In fact, not only shouldn’t we assume we’re entitled to ease and repose in this life, but the truth is that we were placed in this world to work assiduously, to accomplish and to achieve. In fact Ramchal suggests that we should forever liken ourselves to “soldiers … in rank” who constantly “eat hurriedly, sleep fitfully, and who are always ready to move about at any moment” in their mission.

Now, it would do us well to digress a bit here to lay out Ramchal’s more esoteric explanation of our need to actively accomplish things. For while most of us understand the real-world costs of laziness, few of us know just what drives us to act in the first place. And as is true of so many other things, this too is rooted in our existential situation here, as we’ll see.

We’re told that our spiritual station is far below Adam and Eve’s. Pure as they were (at first) all they had to do to perfect existence, as G-d wanted them to, was to raise all worlds on high, and to “complete the metaphysical process that G-d Himself began with creation”. And they’d thus nullify the yetzer harah for all time as was meant to be.
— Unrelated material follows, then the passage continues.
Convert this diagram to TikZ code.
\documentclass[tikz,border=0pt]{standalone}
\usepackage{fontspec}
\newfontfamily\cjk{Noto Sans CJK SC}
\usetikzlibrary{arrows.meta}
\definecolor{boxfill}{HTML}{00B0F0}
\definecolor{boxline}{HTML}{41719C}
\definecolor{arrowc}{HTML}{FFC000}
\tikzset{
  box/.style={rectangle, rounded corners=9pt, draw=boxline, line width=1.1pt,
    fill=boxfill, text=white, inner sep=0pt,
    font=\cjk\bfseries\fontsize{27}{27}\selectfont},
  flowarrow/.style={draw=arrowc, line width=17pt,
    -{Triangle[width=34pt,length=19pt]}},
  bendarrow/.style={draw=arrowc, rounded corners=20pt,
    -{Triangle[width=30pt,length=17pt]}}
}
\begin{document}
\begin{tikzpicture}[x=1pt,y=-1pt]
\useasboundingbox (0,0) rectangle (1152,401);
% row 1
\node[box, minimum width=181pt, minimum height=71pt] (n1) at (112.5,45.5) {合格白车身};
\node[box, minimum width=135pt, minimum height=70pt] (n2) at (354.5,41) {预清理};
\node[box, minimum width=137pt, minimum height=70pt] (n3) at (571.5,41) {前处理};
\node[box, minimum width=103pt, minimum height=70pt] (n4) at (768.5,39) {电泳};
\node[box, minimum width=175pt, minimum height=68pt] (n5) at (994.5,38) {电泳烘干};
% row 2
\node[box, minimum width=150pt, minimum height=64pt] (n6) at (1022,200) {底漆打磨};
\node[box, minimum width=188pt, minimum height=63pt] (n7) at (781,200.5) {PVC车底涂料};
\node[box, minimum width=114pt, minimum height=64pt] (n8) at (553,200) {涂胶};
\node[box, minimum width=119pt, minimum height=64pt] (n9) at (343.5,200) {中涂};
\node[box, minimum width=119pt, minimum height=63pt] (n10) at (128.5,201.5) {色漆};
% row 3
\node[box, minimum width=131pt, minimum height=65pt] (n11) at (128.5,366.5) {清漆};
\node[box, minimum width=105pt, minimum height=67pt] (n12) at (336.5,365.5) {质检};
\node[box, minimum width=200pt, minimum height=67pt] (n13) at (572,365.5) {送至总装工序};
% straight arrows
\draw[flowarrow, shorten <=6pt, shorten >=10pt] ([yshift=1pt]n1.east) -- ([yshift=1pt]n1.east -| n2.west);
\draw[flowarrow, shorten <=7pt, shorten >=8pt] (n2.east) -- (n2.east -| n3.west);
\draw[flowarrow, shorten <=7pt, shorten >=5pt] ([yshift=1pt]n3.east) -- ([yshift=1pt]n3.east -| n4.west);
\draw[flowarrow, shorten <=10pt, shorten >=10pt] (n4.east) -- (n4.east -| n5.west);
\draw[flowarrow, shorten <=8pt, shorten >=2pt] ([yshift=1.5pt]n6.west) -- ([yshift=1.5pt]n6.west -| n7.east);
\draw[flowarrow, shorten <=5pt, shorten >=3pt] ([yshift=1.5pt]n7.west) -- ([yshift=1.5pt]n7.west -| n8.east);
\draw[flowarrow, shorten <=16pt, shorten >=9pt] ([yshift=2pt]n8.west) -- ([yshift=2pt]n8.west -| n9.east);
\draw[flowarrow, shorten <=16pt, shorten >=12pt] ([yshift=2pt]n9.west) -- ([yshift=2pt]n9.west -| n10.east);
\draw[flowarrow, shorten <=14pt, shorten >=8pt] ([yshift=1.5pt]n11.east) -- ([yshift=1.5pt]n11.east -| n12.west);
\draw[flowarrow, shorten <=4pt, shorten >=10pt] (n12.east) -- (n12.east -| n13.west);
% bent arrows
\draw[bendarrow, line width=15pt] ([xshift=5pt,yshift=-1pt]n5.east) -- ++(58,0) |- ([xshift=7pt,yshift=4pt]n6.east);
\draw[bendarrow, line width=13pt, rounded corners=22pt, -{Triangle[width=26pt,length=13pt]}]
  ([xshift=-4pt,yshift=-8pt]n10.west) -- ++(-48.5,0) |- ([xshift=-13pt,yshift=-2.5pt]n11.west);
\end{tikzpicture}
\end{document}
Then everything would have been perfected.

In effect, all they had to do then was to “accept holiness” upon themselves from on high in a very simple, almost reflexive way. That’s why they were only given one mitzvah (to not eat from the Tree of the Knowledge of Good and Evil). But they were unsuccessful.

Our forefathers were then handed the mantle. But they couldn’t be quite as passive about it as Adam and Eve, and so they were handed several mitzvot in the hopes that they’d have been successful, but they weren’t quite. So we their descendants have subsequently been made to actively and vigorously seek out perfection by means of pursuing all 613 mitzvot (Adir Bamarom pp. 29-33).

In any event, Ramchal adds that “when you accustom yourself to this path” – – to considering yourself always on the march — “you’ll find that the workload will be lightened for you” thanks to your attitude, and you’ll always progress.